=== EXERCISE INPUTS ===

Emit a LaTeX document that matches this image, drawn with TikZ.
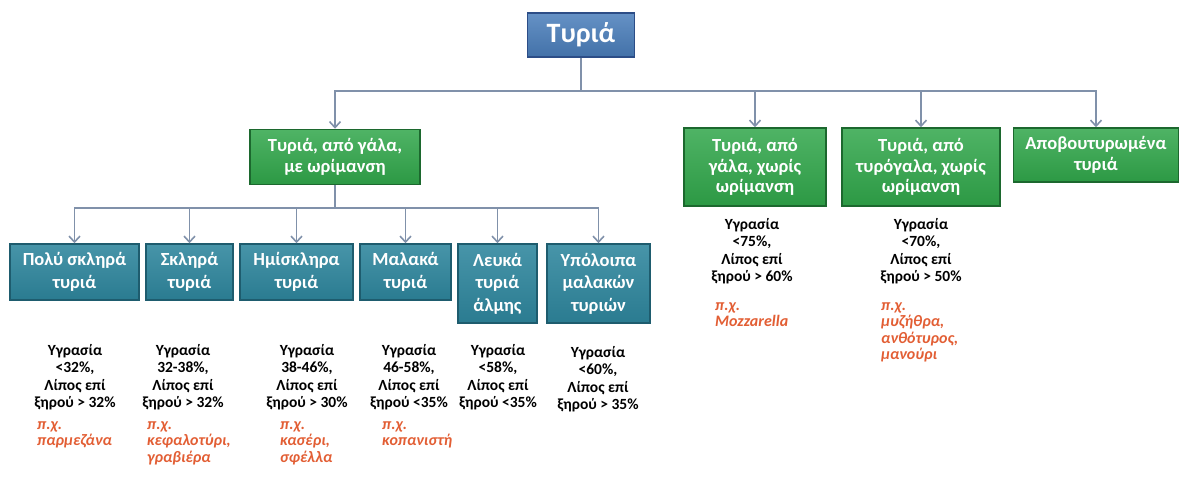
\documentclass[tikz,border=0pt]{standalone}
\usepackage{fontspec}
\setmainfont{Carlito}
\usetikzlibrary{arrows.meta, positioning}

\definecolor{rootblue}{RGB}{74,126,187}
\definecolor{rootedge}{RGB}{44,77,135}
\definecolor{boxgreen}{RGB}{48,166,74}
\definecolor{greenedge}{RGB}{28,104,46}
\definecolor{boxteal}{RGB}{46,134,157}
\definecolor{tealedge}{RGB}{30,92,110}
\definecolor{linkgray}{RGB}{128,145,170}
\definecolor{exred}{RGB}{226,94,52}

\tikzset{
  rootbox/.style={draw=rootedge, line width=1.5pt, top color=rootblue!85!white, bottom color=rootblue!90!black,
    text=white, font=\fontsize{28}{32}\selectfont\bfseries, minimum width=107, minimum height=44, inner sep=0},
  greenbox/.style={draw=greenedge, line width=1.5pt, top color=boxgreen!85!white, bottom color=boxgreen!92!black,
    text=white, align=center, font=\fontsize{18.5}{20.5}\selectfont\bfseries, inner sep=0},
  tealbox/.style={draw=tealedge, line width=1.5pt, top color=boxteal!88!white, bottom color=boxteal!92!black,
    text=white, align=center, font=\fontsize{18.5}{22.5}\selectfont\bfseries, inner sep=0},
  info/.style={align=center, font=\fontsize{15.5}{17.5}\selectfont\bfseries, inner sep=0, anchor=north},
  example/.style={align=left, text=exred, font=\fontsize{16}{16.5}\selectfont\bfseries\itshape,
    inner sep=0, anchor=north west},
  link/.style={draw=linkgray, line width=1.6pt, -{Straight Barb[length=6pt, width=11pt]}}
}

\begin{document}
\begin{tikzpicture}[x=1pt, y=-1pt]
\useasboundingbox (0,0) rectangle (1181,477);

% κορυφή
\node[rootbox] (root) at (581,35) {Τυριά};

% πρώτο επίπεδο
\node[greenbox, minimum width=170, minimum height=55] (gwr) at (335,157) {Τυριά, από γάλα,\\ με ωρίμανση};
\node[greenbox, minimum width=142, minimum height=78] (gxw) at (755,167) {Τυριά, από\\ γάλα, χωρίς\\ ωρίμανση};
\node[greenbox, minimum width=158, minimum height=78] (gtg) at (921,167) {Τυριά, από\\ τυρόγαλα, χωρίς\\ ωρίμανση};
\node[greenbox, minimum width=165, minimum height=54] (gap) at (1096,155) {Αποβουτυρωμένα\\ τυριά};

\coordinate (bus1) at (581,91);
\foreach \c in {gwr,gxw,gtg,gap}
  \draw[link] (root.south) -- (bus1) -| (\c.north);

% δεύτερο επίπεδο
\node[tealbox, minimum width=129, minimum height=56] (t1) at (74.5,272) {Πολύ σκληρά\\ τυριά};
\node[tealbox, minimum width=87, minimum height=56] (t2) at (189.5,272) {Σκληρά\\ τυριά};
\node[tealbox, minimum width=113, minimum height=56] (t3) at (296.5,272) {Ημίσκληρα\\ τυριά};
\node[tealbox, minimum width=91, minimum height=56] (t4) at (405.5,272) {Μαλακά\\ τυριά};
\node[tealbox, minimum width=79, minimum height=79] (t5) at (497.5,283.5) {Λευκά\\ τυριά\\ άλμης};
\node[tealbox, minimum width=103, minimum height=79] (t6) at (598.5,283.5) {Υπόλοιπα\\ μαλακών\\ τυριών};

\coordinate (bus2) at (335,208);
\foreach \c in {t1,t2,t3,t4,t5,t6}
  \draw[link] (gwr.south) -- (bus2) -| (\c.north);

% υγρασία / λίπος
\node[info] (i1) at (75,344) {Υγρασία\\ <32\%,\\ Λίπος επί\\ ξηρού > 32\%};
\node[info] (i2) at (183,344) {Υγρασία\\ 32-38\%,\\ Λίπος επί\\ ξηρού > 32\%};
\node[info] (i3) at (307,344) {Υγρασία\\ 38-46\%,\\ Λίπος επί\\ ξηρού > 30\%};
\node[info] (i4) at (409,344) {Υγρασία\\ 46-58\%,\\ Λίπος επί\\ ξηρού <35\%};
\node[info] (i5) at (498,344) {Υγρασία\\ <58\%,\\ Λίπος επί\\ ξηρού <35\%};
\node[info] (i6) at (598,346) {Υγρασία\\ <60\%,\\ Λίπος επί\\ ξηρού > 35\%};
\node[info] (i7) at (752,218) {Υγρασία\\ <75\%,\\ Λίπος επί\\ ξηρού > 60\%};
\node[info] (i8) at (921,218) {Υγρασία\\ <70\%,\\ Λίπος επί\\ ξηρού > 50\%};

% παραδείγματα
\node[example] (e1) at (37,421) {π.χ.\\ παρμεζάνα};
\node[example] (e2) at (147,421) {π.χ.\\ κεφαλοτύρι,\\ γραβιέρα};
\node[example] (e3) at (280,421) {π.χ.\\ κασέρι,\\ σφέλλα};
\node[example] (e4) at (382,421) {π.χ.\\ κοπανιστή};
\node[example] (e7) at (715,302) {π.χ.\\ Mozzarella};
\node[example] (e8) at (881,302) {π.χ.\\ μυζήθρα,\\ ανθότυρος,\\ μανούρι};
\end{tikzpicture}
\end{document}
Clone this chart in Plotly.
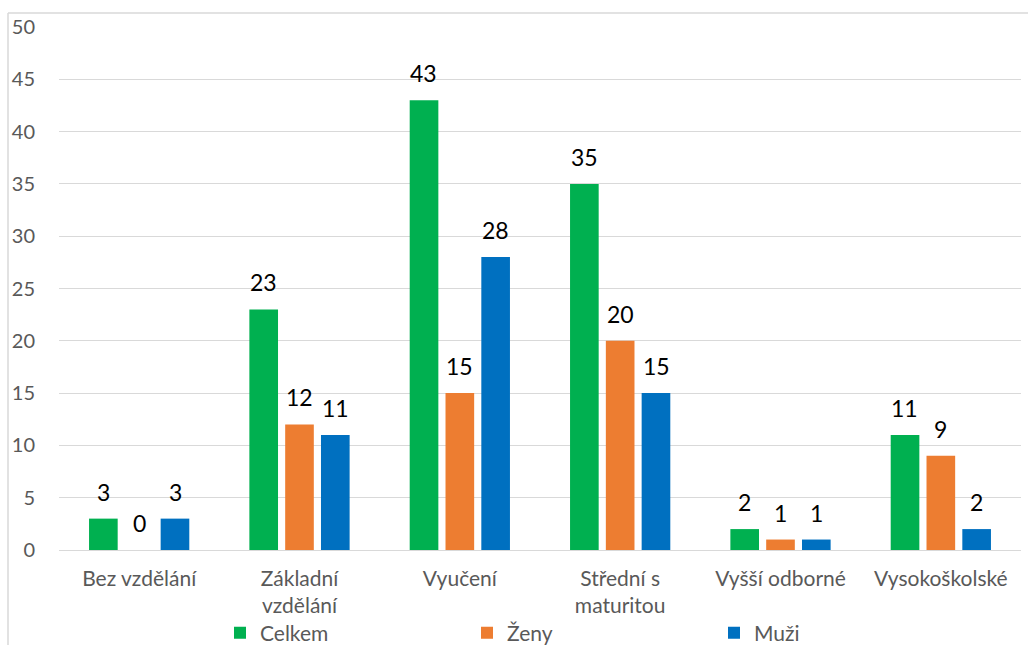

===

§ REQUIRED WORK: Transcribe the records above exactly, omitting every picture they contain.

§ FINAL RESULT:
Emit a LaTeX document that matches this image, drawn with TikZ.
\documentclass[tikz,border=0pt]{standalone}
\usepackage{fontspec}
\setmainfont{Carlito}
\usetikzlibrary{arrows.meta, positioning}

\definecolor{rootblue}{RGB}{74,126,187}
\definecolor{rootedge}{RGB}{44,77,135}
\definecolor{boxgreen}{RGB}{48,166,74}
\definecolor{greenedge}{RGB}{28,104,46}
\definecolor{boxteal}{RGB}{46,134,157}
\definecolor{tealedge}{RGB}{30,92,110}
\definecolor{linkgray}{RGB}{128,145,170}
\definecolor{exred}{RGB}{226,94,52}

\tikzset{
  rootbox/.style={draw=rootedge, line width=1.5pt, top color=rootblue!85!white, bottom color=rootblue!90!black,
    text=white, font=\fontsize{28}{32}\selectfont\bfseries, minimum width=107, minimum height=44, inner sep=0},
  greenbox/.style={draw=greenedge, line width=1.5pt, top color=boxgreen!85!white, bottom color=boxgreen!92!black,
    text=white, align=center, font=\fontsize{18.5}{20.5}\selectfont\bfseries, inner sep=0},
  tealbox/.style={draw=tealedge, line width=1.5pt, top color=boxteal!88!white, bottom color=boxteal!92!black,
    text=white, align=center, font=\fontsize{18.5}{22.5}\selectfont\bfseries, inner sep=0},
  info/.style={align=center, font=\fontsize{15.5}{17.5}\selectfont\bfseries, inner sep=0, anchor=north},
  example/.style={align=left, text=exred, font=\fontsize{16}{16.5}\selectfont\bfseries\itshape,
    inner sep=0, anchor=north west},
  link/.style={draw=linkgray, line width=1.6pt, -{Straight Barb[length=6pt, width=11pt]}}
}

\begin{document}
\begin{tikzpicture}[x=1pt, y=-1pt]
\useasboundingbox (0,0) rectangle (1181,477);

% κορυφή
\node[rootbox] (root) at (581,35) {Τυριά};

% πρώτο επίπεδο
\node[greenbox, minimum width=170, minimum height=55] (gwr) at (335,157) {Τυριά, από γάλα,\\ με ωρίμανση};
\node[greenbox, minimum width=142, minimum height=78] (gxw) at (755,167) {Τυριά, από\\ γάλα, χωρίς\\ ωρίμανση};
\node[greenbox, minimum width=158, minimum height=78] (gtg) at (921,167) {Τυριά, από\\ τυρόγαλα, χωρίς\\ ωρίμανση};
\node[greenbox, minimum width=165, minimum height=54] (gap) at (1096,155) {Αποβουτυρωμένα\\ τυριά};

\coordinate (bus1) at (581,91);
\foreach \c in {gwr,gxw,gtg,gap}
  \draw[link] (root.south) -- (bus1) -| (\c.north);

% δεύτερο επίπεδο
\node[tealbox, minimum width=129, minimum height=56] (t1) at (74.5,272) {Πολύ σκληρά\\ τυριά};
\node[tealbox, minimum width=87, minimum height=56] (t2) at (189.5,272) {Σκληρά\\ τυριά};
\node[tealbox, minimum width=113, minimum height=56] (t3) at (296.5,272) {Ημίσκληρα\\ τυριά};
\node[tealbox, minimum width=91, minimum height=56] (t4) at (405.5,272) {Μαλακά\\ τυριά};
\node[tealbox, minimum width=79, minimum height=79] (t5) at (497.5,283.5) {Λευκά\\ τυριά\\ άλμης};
\node[tealbox, minimum width=103, minimum height=79] (t6) at (598.5,283.5) {Υπόλοιπα\\ μαλακών\\ τυριών};

\coordinate (bus2) at (335,208);
\foreach \c in {t1,t2,t3,t4,t5,t6}
  \draw[link] (gwr.south) -- (bus2) -| (\c.north);

% υγρασία / λίπος
\node[info] (i1) at (75,344) {Υγρασία\\ <32\%,\\ Λίπος επί\\ ξηρού > 32\%};
\node[info] (i2) at (183,344) {Υγρασία\\ 32-38\%,\\ Λίπος επί\\ ξηρού > 32\%};
\node[info] (i3) at (307,344) {Υγρασία\\ 38-46\%,\\ Λίπος επί\\ ξηρού > 30\%};
\node[info] (i4) at (409,344) {Υγρασία\\ 46-58\%,\\ Λίπος επί\\ ξηρού <35\%};
\node[info] (i5) at (498,344) {Υγρασία\\ <58\%,\\ Λίπος επί\\ ξηρού <35\%};
\node[info] (i6) at (598,346) {Υγρασία\\ <60\%,\\ Λίπος επί\\ ξηρού > 35\%};
\node[info] (i7) at (752,218) {Υγρασία\\ <75\%,\\ Λίπος επί\\ ξηρού > 60\%};
\node[info] (i8) at (921,218) {Υγρασία\\ <70\%,\\ Λίπος επί\\ ξηρού > 50\%};

% παραδείγματα
\node[example] (e1) at (37,421) {π.χ.\\ παρμεζάνα};
\node[example] (e2) at (147,421) {π.χ.\\ κεφαλοτύρι,\\ γραβιέρα};
\node[example] (e3) at (280,421) {π.χ.\\ κασέρι,\\ σφέλλα};
\node[example] (e4) at (382,421) {π.χ.\\ κοπανιστή};
\node[example] (e7) at (715,302) {π.χ.\\ Mozzarella};
\node[example] (e8) at (881,302) {π.χ.\\ μυζήθρα,\\ ανθότυρος,\\ μανούρι};
\end{tikzpicture}
\end{document}
Clone this chart in Plotly.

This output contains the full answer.